O Brasil é o único país da América Latina que participa voluntariamente da inserção do bioquerosene de aviação. O projeto de lei do Combustível do Futuro, que precisa ser votado no Senado, estabelece que, a partir de 2027, os operadores aéreos serão obrigados a reduzir as emissões de gases do efeito estufa nos voos domésticos por meio do uso do SAF. As metas começam com 1% de redução e crescem gradativamente até atingir 10% em 2037.
Peralta informou que monitora os projetos anunciados para produção de SAF até o momento. Segundo ele, são 7 iniciativas, mas existem 18 grupos que avaliam investimentos no setor. “Esperamos que ao menos metade seja real e aconteça”, completou.
Regulamentação
Flávio Schuch, da Secretaria-Geral da Presidência da República, disse que o governo vai regulamentar em breve a lei de incentivo à reciclagem e que a norma vai favorecer investimentos na área de reciclagem animal, origem do sebo bovino, por exemplo, segunda principal matéria-prima do biodiesel. Outros co-produtos desse setor podem ser utilizados para a produção de SAF.
Schuch disse que essa será a “Lei Rouanet da reciclagem”. Segundo ele, empresas poderão abater até 1% de imposto de renda devido para apoiar projetos de apoio à reciclagem. Pessoas físicas poderão usar até 6% para fomentar essas iniciativas. A renúncia fiscal será de R$ 300 milhões para o ano.
“Não é muito, mas é um começo. Os projetos terão que ser submetidos ao Ministério do Meio Ambiente. Na área do SAF pode ter bom caminho de projetos financiados pelas empresas”, disse no fórum da Ubrabio.
O secretário comentou ainda que haverá também a regulamentação de fundos de investimentos para reciclagem. A norma vai autorizar a Comissão de Valores Mobiliários (CVM) a desenvolver esses instrumentos focados no setor de reciclagem. “Abre um leque de perspectivas grande”, afirmou.
Maurício Lopes, ex-presidente da Empresa Brasileira de Pesquisa Agropecuária (Embrapa) e pesquisador da unidade de Agroenergia da estatal, o país precisa diversificar as matérias-primas dos seus biocombustíveis.
“Se insistirmos com as fontes convencionais, vamos demonizá-las.

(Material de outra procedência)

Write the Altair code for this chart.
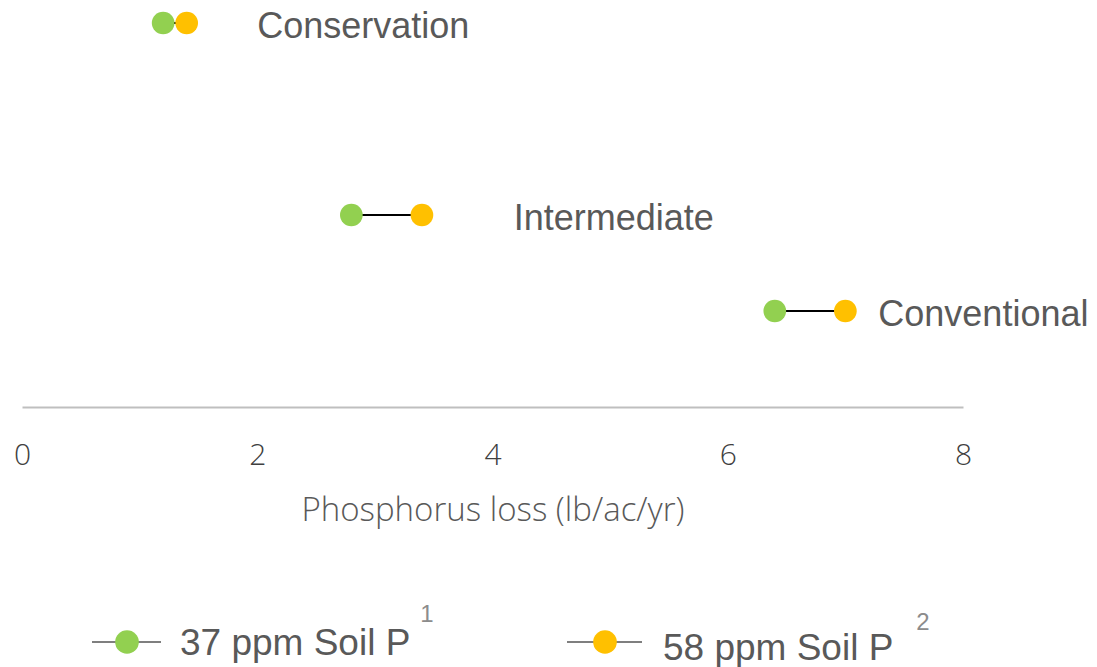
import altair as alt
import pandas as pd

# ---- data ----
categories = ["Conventional", "Intermediate", "Conservation"]
row_pos = [1, 2, 4]                 # vertical position of each practice
p_low = [6.4, 2.8, 1.2]             # 37 ppm Soil P
p_high = [7.0, 3.4, 1.4]            # 58 ppm Soil P
label_at = [7.28, 4.18, 2.0]        # where each practice label starts (x units)
series_names = ["37 ppm Soil P", "58 ppm Soil P"]
series_notes = ["1", "2"]
x_ticks = [0, 2, 4, 6, 8]

GREEN = "#92D050"
ORANGE = "#FFC000"
TEXT = "#595959"

df = pd.DataFrame({"category": categories, "ypos": row_pos,
                   "low": p_low, "high": p_high, "lab": label_at})

W, H = 941, 384
xscale = alt.Scale(domain=[0, 8], nice=False)
yscale = alt.Scale(domain=[0, 4], nice=False)

xaxis = alt.Axis(
    title="Phosphorus loss (lb/ac/yr)", values=x_ticks, format="d",
    ticks=False, tickSize=0, grid=False, labelFlush=False,
    domainColor="#BFBFBF", domainWidth=2,
    labelFont="Open Sans", labelFontWeight=300, labelFontSize=30,
    labelColor="#404040", labelPadding=48, labelBaseline="middle",
    titleFont="Open Sans", titleFontWeight=300, titleFontSize=33,
    titleColor=TEXT, titleY=103, titleBaseline="middle",
)

base = alt.Chart(df)
rule = base.mark_rule(color="black", strokeWidth=2).encode(
    x=alt.X("low:Q", scale=xscale, axis=xaxis),
    x2="high:Q",
    y=alt.Y("ypos:Q", scale=yscale, axis=None),
)
pt_low = base.mark_circle(size=515, color=GREEN, opacity=1).encode(
    x=alt.X("low:Q", scale=xscale), y=alt.Y("ypos:Q", scale=yscale))
pt_high = base.mark_circle(size=515, color=ORANGE, opacity=1).encode(
    x=alt.X("high:Q", scale=xscale), y=alt.Y("ypos:Q", scale=yscale))
labels = base.mark_text(align="left", baseline="middle", font="Liberation Sans",
                        fontSize=36, color=TEXT, dy=4).encode(
    x=alt.X("lab:Q", scale=xscale), y=alt.Y("ypos:Q", scale=yscale),
    text="category:N")

# ---- manual legend (pixel positions relative to plot origin) ----
one = pd.DataFrame({"a": [0]})
legend_layers = []
leg_items = [
    dict(name=series_names[0], note=series_notes[0], color=GREEN,
         lx0=70, lx1=139, ly=619, dx=105, tx=158, ty=632, nx=405, ny=592),
    dict(name=series_names[1], note=series_notes[1], color=ORANGE,
         lx0=545, lx1=620, ly=619, dx=583, tx=641, ty=637, nx=901, ny=600),
]
for it in leg_items:
    c = alt.Chart(one)
    legend_layers.append(c.mark_rule(color="black", strokeWidth=1.2).encode(
        x=alt.value(it["lx0"]), x2=alt.value(it["lx1"]), y=alt.value(it["ly"])))
    legend_layers.append(c.mark_circle(size=560, color=it["color"], opacity=1).encode(
        x=alt.value(it["dx"]), y=alt.value(it["ly"])))
    legend_layers.append(c.mark_text(align="left", baseline="alphabetic",
                                     font="Liberation Sans", fontSize=37, color=TEXT).encode(
        x=alt.value(it["tx"]), y=alt.value(it["ty"]), text=alt.value(it["name"])))
    legend_layers.append(c.mark_text(align="center", baseline="middle",
                                     font="Liberation Sans", fontSize=24, color="#8C8C8C").encode(
        x=alt.value(it["nx"]), y=alt.value(it["ny"]), text=alt.value(it["note"])))

chart = alt.layer(rule, pt_low, pt_high, labels, *legend_layers).properties(
    width=W, height=H,
    padding={"left": 14, "top": 15, "right": 126, "bottom": 260},
    autosize=alt.AutoSizeParams(type="none"),
).configure(background="white").configure_view(strokeWidth=0)

chart.save("out.html", embed_options={"renderer": "svg", "actions": False})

Algumas já estão, como a palma de óleo na Ásia, com imagem totalmente desgastada. Se seguir nesse ritmo, teremos problema grave”, avaliou.

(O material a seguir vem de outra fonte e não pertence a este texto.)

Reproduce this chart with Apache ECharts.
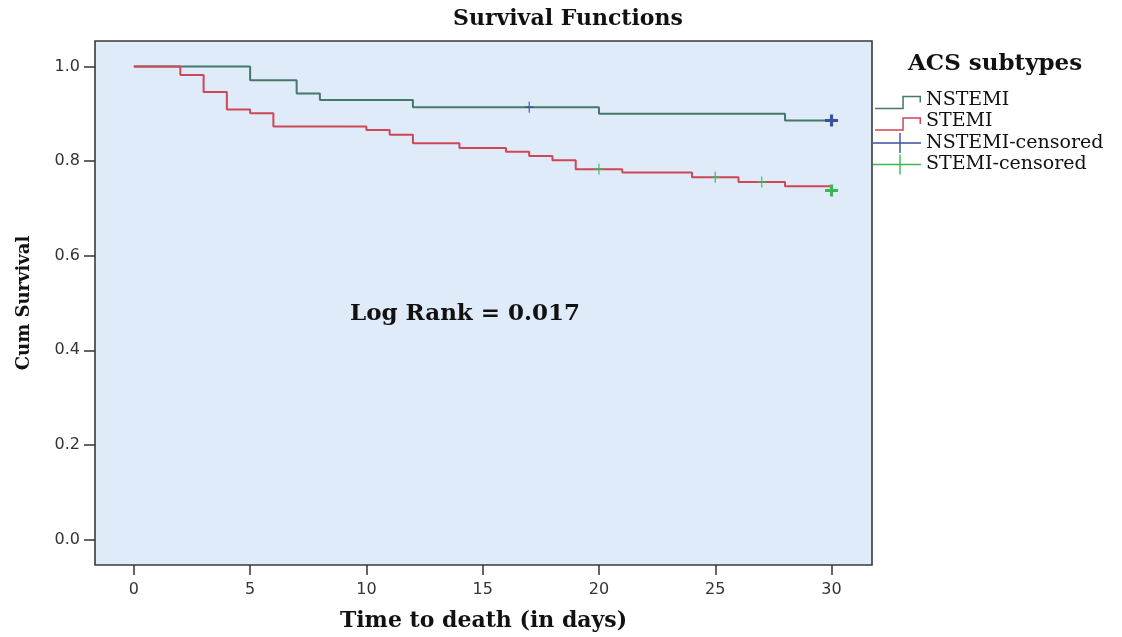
<!DOCTYPE html>
<html><head><meta charset="utf-8">
<script src="https://cdn.jsdelivr.net/npm/echarts@6/dist/echarts.min.js"></script>
<style>html,body{margin:0;padding:0;background:#fff}#c{width:1122px;height:637px}</style>
</head><body><div id="c"></div>
<script>
// ---- data ----
const nstemiTimes = [0, 5, 7, 8, 12, 20, 28, 30];
const nstemiSurvival = [1.0, 0.971, 0.943, 0.929, 0.914, 0.900, 0.886, 0.886];
const stemiTimes = [0, 2, 3, 4, 5, 6, 10, 11, 12, 14, 16, 17, 18, 19, 21, 24, 26, 28, 30];
const stemiSurvival = [1.0, 0.982, 0.946, 0.909, 0.901, 0.873, 0.866, 0.856, 0.838, 0.828, 0.820, 0.811, 0.802, 0.783, 0.776, 0.766, 0.756, 0.747, 0.738];
const nstemiCensTimes = [17, 30];
const nstemiCensSurvival = [0.914, 0.886];
const stemiCensTimes = [20, 25, 27, 30];
const stemiCensSurvival = [0.783, 0.766, 0.756, 0.738];
const xTicks = [0, 5, 10, 15, 20, 25, 30];
const yTicks = [0, 0.2, 0.4, 0.6, 0.8, 1.0];
const seriesNames = ['NSTEMI', 'STEMI', 'NSTEMI-censored', 'STEMI-censored'];
const chartTitle = 'Survival Functions';
const legendTitle = 'ACS subtypes';
const annotation = 'Log Rank = 0.017';
const xName = 'Time to death (in days)';
const yName = 'Cum Survival';

// ---- styling ----
const SERIF = '"DejaVu Serif", "Liberation Serif", serif';
const SANS = '"DejaVu Sans", "Liberation Sans", sans-serif';
const colNstemi = '#44786a';
const colStemi = '#cf4656';
const colNCens = '#3a4f9f';
const colSCens = '#3db552';

const plusThin = 'path://M44,0 L56,0 L56,44 L100,44 L100,56 L56,56 L56,100 L44,100 L44,56 L0,56 L0,44 L44,44 Z';
const plusBold = 'path://M38,0 L62,0 L62,38 L100,38 L100,62 L62,62 L62,100 L38,100 L38,62 L0,62 L0,38 L38,38 Z';
const anchors = 'M0,0 L0.01,0 L0,0.01 Z M54,20 L53.99,20 L54,19.99 Z ';
const stepIcon = 'path://' + anchors + 'M8,17.8 L35.3,17.8 L35.3,5.8 L54,5.8 L54,12.5 L52.5,12.5 L52.5,7.3 L36.8,7.3 L36.8,19.3 L8,19.3 Z';
const censIcon = 'path://' + anchors + 'M6,9.3 L32.3,9.3 L32.3,0 L33.7,0 L33.7,9.3 L54,9.3 L54,10.7 L33.7,10.7 L33.7,20 L32.3,20 L32.3,10.7 L6,10.7 Z';

function pairs(xs, ys) { return xs.map((x, i) => [x, ys[i]]); }
function censData(xs, ys) {
  return xs.map((x, i) => {
    const last = i === xs.length - 1;
    return { value: [x, ys[i]], symbol: last ? plusBold : plusThin, symbolSize: last ? [13, 12] : [9, 11] };
  });
}

const chart = echarts.init(document.getElementById('c'));
chart.setOption({
  animation: false,
  backgroundColor: '#ffffff',
  title: [
    { text: chartTitle, left: 453, top: 8, padding: 0,
      textStyle: { fontFamily: SERIF, fontWeight: 'bold', fontSize: 22, color: '#111' } },
    { text: legendTitle, left: 908, top: 53, padding: 0,
      textStyle: { fontFamily: SERIF, fontWeight: 'bold', fontSize: 23, color: '#111' } },
    { text: annotation, left: 350, top: 303, padding: 0,
      textStyle: { fontFamily: SERIF, fontWeight: 'bold', fontSize: 23, color: '#111' } }
  ],
  legend: {
    orient: 'vertical', left: 867, top: 90, padding: 0, itemGap: 1.5,
    itemWidth: 54, itemHeight: 20,
    itemStyle: { borderWidth: 0 },
    textStyle: { fontFamily: SERIF, fontSize: 19, color: '#111' },
    selectedMode: false,
    data: [
      { name: seriesNames[0], icon: stepIcon },
      { name: seriesNames[1], icon: stepIcon },
      { name: seriesNames[2], icon: censIcon },
      { name: seriesNames[3], icon: censIcon }
    ]
  },
  grid: {
    left: 95, right: 250, top: 41, bottom: 71,
    show: true, backgroundColor: '#dfebf8', borderColor: '#3a3a3a', borderWidth: 1.6
  },
  xAxis: {
    type: 'value', min: -1.67, max: 31.74,
    name: xName, nameLocation: 'middle', nameGap: 45,
    nameTextStyle: { fontFamily: SERIF, fontWeight: 'bold', fontSize: 22, color: '#111' },
    axisLine: { show: false, onZero: false },
    splitLine: { show: false },
    axisTick: { show: true, inside: false, length: 10, customValues: xTicks, lineStyle: { color: '#333', width: 1.5 } },
    axisLabel: { customValues: xTicks, margin: 17, fontFamily: SANS, fontSize: 16, color: '#333', formatter: v => String(v) }
  },
  yAxis: {
    type: 'value', min: -0.054, max: 1.054,
    name: yName, nameLocation: 'middle', nameGap: 62, nameRotate: 90,
    nameTextStyle: { fontFamily: SERIF, fontWeight: 'bold', fontSize: 18, color: '#111' },
    axisLine: { show: false, onZero: false },
    splitLine: { show: false },
    axisTick: { show: true, inside: false, length: 11, customValues: yTicks, lineStyle: { color: '#333', width: 1.5 } },
    axisLabel: { customValues: yTicks, margin: 15, fontFamily: SANS, fontSize: 16, color: '#333', formatter: v => v.toFixed(1) }
  },
  series: [
    { name: seriesNames[0], type: 'line', step: 'end', showSymbol: false, data: pairs(nstemiTimes, nstemiSurvival),
      itemStyle: { color: colNstemi }, lineStyle: { color: colNstemi, width: 2 }, z: 2 },
    { name: seriesNames[1], type: 'line', step: 'end', showSymbol: false, data: pairs(stemiTimes, stemiSurvival),
      itemStyle: { color: colStemi }, lineStyle: { color: colStemi, width: 2 }, z: 2 },
    { name: seriesNames[2], type: 'scatter', data: censData(nstemiCensTimes, nstemiCensSurvival),
      itemStyle: { color: colNCens, opacity: 1 }, z: 3 },
    { name: seriesNames[3], type: 'scatter', data: censData(stemiCensTimes, stemiCensSurvival),
      itemStyle: { color: colSCens, opacity: 1 }, z: 3 }
  ]
});
</script></body></html>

Ele salientou, no entanto, que essa diversificação de fontes vai acontecer no cinturão tropical do planeta, onde outras opções de matérias-primas são produzidas. “É imperativo diversificar fontes. Isso traz benefícios para o mundo, preserva as fontes que já estão aí e otimiza recursos”, apontou.
Segundo Lopes, a diversificação também dá mais segurança e estabilidade para os agricultores. “Não é demais dizer que daqui a pouco teremos todas as propriedades do Brasil conectadas a alguma biorrefinaria”, opinou.